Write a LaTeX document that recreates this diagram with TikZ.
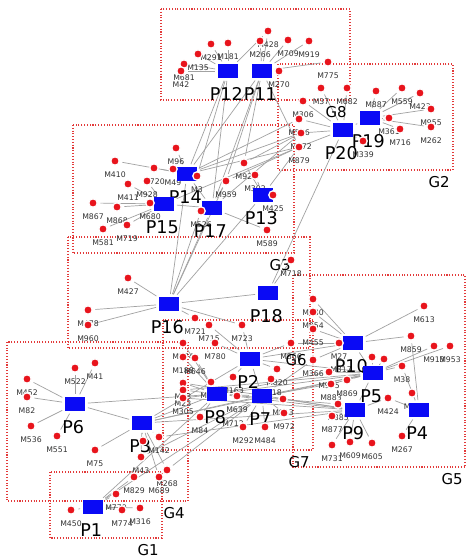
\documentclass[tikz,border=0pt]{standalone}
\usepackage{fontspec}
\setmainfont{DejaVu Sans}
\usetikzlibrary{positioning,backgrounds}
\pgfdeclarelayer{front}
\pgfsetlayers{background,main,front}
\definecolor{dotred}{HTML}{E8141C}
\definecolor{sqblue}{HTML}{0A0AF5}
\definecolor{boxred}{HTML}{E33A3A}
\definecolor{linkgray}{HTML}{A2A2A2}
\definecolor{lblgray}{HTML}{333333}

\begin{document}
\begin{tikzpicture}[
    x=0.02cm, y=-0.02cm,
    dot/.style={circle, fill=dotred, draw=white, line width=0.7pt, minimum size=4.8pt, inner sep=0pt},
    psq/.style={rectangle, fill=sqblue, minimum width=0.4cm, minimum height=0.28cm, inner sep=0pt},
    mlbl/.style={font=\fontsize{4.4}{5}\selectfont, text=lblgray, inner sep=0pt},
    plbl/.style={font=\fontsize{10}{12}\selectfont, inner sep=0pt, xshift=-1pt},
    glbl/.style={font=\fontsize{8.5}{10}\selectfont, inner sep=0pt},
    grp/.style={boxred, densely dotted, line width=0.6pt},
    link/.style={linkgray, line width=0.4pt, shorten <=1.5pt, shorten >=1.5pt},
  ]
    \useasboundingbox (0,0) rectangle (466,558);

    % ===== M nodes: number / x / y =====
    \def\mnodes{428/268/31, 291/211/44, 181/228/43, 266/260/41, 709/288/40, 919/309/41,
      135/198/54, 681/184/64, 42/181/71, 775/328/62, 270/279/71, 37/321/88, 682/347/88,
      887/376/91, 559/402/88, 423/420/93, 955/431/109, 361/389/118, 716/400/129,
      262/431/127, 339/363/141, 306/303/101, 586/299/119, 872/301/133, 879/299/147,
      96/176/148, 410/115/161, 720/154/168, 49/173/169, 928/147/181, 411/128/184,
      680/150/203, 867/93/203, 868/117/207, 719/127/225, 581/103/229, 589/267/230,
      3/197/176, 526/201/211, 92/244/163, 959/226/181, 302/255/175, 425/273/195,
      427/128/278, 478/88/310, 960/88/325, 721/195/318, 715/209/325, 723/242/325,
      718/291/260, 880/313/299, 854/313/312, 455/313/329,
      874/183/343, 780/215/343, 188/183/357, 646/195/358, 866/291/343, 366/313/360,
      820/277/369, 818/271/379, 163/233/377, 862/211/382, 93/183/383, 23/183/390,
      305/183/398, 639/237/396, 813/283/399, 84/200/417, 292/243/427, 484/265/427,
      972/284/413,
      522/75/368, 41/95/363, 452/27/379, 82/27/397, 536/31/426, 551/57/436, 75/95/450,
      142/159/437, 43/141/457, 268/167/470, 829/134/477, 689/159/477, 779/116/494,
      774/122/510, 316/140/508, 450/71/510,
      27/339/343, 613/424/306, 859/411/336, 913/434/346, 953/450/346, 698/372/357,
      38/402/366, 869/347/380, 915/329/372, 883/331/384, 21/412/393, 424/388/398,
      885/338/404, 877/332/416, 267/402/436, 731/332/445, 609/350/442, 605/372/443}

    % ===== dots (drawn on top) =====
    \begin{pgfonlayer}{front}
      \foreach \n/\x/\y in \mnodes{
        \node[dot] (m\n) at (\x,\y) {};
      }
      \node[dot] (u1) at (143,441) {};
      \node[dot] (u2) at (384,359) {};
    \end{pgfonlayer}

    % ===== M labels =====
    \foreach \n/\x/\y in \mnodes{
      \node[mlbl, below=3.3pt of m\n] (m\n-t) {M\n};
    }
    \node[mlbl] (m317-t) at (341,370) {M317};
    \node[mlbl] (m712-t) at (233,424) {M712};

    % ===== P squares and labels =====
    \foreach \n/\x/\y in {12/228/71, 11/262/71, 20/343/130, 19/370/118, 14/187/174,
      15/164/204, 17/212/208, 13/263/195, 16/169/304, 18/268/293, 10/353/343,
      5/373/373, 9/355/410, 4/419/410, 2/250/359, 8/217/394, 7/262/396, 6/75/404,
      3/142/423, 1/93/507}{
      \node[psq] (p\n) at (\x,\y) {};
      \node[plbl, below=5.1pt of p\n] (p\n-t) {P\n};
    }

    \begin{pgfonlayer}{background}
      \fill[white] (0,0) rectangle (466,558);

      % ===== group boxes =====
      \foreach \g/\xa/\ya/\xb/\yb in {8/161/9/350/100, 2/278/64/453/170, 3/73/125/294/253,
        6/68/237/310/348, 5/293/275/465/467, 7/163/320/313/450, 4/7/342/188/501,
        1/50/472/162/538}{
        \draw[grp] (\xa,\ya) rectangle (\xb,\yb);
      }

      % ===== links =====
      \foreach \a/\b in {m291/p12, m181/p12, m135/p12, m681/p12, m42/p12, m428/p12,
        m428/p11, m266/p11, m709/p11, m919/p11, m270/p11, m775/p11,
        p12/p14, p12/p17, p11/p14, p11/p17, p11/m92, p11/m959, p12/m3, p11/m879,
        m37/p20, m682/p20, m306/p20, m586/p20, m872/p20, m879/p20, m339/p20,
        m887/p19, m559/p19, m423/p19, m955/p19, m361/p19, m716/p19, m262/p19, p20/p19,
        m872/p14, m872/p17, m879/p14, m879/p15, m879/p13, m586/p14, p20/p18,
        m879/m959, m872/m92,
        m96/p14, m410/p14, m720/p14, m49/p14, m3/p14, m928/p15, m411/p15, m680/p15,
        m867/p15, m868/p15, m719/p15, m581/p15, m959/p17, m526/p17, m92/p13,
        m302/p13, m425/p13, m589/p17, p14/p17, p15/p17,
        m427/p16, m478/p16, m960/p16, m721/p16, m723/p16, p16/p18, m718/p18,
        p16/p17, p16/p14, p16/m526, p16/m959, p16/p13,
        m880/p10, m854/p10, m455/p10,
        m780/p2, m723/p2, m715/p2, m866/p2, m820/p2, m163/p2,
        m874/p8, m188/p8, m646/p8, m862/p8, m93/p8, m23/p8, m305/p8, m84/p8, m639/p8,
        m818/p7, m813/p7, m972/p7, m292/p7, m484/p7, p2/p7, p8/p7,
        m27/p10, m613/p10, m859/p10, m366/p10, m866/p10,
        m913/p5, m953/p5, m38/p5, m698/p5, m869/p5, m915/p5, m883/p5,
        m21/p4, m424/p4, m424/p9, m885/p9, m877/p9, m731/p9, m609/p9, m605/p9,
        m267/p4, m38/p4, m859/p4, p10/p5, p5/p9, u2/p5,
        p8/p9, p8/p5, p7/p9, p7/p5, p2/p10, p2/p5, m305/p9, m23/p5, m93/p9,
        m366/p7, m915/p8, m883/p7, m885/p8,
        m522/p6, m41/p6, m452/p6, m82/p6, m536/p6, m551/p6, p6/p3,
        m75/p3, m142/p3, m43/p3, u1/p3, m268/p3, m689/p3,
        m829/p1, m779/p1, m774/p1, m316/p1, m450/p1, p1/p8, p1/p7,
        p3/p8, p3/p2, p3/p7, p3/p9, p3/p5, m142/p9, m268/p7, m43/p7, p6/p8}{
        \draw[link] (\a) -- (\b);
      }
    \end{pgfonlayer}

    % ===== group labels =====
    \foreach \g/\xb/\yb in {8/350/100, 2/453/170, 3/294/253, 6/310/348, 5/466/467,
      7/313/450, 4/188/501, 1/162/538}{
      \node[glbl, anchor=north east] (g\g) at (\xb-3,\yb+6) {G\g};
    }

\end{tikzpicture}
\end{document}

◇ ◇ ◇ ◇

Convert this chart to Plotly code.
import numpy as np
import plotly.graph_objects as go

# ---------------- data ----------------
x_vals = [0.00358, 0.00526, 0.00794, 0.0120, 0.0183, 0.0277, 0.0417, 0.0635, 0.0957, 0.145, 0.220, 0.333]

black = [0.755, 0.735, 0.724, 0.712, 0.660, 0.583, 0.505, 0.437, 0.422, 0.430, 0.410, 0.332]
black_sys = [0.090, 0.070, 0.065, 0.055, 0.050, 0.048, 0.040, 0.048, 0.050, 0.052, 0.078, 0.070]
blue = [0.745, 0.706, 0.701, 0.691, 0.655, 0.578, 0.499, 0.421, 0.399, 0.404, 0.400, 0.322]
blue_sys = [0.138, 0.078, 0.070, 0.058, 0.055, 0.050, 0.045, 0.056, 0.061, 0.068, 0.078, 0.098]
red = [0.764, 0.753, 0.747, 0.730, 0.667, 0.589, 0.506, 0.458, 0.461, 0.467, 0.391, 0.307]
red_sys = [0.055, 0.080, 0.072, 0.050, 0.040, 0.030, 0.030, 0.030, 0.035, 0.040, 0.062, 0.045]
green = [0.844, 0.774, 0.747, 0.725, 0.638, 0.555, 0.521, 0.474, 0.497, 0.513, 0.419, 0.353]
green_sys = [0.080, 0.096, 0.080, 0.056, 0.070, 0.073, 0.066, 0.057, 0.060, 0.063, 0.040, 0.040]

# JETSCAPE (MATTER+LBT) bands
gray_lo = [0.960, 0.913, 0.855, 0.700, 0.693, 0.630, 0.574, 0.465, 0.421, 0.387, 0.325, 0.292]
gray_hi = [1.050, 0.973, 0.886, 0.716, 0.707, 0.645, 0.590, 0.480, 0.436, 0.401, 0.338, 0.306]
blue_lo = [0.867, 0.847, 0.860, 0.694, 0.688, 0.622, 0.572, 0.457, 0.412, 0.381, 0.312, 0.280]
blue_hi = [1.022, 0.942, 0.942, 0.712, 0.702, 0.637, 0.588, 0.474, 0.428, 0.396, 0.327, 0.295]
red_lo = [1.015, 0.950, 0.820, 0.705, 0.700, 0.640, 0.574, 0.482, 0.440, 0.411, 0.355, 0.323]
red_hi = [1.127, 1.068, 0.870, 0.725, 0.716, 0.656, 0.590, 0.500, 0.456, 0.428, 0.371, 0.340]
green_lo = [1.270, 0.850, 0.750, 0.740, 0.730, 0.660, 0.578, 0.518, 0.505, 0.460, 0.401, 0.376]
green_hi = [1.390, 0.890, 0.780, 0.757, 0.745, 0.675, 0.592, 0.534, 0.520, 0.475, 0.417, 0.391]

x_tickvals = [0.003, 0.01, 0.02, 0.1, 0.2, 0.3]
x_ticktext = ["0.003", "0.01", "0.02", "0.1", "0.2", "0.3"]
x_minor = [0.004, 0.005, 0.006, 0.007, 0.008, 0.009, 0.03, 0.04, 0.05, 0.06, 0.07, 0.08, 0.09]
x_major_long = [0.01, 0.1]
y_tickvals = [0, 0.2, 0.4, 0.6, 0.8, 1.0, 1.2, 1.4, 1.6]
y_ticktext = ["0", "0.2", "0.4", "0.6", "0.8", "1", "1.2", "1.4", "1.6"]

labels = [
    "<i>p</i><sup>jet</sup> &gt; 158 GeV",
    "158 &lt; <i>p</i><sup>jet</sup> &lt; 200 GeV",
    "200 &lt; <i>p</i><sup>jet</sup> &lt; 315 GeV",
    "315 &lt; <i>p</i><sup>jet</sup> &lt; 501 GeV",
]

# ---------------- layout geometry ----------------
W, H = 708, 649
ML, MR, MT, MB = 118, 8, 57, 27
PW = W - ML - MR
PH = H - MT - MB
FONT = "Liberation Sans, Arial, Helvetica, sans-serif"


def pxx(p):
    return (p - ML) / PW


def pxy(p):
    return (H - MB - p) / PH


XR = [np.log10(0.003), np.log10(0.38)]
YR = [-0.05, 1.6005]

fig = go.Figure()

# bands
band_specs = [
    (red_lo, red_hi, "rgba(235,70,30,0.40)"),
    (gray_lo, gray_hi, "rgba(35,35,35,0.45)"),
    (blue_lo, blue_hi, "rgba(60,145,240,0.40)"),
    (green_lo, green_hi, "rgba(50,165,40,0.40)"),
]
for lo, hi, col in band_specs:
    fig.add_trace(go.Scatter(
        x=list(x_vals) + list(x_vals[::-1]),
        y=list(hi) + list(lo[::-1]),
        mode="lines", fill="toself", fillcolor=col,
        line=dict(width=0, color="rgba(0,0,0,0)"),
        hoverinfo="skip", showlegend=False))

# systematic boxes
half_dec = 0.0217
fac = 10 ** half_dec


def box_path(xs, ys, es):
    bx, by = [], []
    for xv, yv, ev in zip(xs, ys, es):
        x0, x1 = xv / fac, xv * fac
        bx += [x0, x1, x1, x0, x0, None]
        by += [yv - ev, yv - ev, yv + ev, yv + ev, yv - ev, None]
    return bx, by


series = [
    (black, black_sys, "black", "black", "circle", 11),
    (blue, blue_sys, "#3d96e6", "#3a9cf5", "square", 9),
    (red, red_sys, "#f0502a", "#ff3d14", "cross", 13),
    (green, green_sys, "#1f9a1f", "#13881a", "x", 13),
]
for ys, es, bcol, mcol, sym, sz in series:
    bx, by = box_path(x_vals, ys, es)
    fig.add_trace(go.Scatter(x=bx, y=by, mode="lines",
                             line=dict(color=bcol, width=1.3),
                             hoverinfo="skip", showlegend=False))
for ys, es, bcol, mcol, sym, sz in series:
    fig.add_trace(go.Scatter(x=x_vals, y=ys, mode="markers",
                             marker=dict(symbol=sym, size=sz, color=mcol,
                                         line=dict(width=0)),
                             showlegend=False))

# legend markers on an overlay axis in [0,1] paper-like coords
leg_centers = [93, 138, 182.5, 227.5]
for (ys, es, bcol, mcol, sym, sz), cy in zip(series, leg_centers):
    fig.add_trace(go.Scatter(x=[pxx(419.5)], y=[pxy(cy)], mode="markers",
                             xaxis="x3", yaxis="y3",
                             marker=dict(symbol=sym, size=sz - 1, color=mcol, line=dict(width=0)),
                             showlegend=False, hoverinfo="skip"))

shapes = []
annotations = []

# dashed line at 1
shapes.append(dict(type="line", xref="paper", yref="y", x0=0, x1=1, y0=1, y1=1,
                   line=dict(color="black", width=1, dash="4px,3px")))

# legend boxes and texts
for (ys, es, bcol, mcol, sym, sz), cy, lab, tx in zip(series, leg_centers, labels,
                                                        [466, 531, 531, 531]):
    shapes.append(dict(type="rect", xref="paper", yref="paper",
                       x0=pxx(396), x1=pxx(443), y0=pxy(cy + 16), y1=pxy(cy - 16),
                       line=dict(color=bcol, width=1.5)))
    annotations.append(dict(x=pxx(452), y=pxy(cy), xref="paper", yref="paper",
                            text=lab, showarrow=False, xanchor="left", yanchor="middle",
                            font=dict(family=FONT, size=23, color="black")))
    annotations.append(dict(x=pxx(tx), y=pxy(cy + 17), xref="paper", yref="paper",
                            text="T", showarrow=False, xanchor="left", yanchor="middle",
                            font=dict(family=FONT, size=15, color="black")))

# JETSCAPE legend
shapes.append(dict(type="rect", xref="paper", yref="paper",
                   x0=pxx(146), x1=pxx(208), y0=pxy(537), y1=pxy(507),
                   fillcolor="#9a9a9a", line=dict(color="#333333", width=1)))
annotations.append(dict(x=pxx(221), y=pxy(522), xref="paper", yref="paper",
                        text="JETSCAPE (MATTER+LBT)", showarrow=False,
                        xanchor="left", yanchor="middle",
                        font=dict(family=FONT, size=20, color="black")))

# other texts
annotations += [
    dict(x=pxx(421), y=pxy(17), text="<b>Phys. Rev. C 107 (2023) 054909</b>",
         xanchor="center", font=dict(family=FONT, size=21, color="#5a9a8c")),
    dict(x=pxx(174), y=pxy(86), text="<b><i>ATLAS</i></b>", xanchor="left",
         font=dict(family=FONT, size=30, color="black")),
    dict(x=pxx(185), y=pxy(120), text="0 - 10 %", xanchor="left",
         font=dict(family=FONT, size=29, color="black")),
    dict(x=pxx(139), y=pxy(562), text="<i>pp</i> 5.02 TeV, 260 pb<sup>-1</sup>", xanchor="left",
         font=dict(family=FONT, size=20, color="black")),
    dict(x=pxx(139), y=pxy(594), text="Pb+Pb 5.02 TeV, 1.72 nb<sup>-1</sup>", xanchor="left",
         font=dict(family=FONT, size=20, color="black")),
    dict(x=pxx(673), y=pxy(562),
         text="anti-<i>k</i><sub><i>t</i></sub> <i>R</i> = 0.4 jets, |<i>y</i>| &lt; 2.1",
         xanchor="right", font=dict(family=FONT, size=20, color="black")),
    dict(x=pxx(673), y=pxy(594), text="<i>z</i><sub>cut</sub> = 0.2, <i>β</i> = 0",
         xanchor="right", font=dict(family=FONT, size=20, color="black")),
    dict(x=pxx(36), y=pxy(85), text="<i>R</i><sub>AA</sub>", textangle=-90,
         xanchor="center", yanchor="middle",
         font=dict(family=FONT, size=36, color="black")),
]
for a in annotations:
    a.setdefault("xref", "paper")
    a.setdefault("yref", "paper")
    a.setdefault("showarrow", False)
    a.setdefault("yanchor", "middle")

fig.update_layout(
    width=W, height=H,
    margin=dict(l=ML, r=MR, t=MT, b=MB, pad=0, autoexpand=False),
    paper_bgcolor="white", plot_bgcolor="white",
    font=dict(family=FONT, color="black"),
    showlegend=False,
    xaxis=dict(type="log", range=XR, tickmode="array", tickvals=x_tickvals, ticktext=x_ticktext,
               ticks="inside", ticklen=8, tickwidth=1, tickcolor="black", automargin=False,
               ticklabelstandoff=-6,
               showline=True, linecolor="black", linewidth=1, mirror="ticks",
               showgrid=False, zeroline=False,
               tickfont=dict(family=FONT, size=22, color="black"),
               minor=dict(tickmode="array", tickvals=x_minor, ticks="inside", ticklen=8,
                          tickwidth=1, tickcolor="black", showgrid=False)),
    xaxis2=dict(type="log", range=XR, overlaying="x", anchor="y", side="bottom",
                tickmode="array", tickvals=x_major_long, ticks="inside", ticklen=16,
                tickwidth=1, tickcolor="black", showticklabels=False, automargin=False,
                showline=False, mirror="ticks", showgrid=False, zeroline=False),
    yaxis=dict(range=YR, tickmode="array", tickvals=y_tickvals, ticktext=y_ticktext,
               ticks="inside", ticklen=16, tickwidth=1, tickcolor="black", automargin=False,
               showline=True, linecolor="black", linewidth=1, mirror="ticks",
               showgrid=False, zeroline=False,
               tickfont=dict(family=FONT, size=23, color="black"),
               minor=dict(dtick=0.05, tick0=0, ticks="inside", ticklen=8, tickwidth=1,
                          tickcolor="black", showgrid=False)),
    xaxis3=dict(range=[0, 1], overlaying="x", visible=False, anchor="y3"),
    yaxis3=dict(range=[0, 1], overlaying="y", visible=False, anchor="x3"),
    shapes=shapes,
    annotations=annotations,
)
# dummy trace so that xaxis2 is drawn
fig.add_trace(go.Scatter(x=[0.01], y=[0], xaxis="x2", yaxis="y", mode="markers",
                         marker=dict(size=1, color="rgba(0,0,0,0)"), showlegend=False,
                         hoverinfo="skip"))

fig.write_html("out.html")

◇ ◇ ◇ ◇

* Directive *
Every line from the one containing "Convert this chart to Plotly code." through the one containing "0.063, 0.040, 0.040]" is to be given again exactly, both ends included, and no line outside that range.

* Solution to the exercise *
Convert this chart to Plotly code.
import numpy as np
import plotly.graph_objects as go

# ---------------- data ----------------
x_vals = [0.00358, 0.00526, 0.00794, 0.0120, 0.0183, 0.0277, 0.0417, 0.0635, 0.0957, 0.145, 0.220, 0.333]

black = [0.755, 0.735, 0.724, 0.712, 0.660, 0.583, 0.505, 0.437, 0.422, 0.430, 0.410, 0.332]
black_sys = [0.090, 0.070, 0.065, 0.055, 0.050, 0.048, 0.040, 0.048, 0.050, 0.052, 0.078, 0.070]
blue = [0.745, 0.706, 0.701, 0.691, 0.655, 0.578, 0.499, 0.421, 0.399, 0.404, 0.400, 0.322]
blue_sys = [0.138, 0.078, 0.070, 0.058, 0.055, 0.050, 0.045, 0.056, 0.061, 0.068, 0.078, 0.098]
red = [0.764, 0.753, 0.747, 0.730, 0.667, 0.589, 0.506, 0.458, 0.461, 0.467, 0.391, 0.307]
red_sys = [0.055, 0.080, 0.072, 0.050, 0.040, 0.030, 0.030, 0.030, 0.035, 0.040, 0.062, 0.045]
green = [0.844, 0.774, 0.747, 0.725, 0.638, 0.555, 0.521, 0.474, 0.497, 0.513, 0.419, 0.353]
green_sys = [0.080, 0.096, 0.080, 0.056, 0.070, 0.073, 0.066, 0.057, 0.060, 0.063, 0.040, 0.040]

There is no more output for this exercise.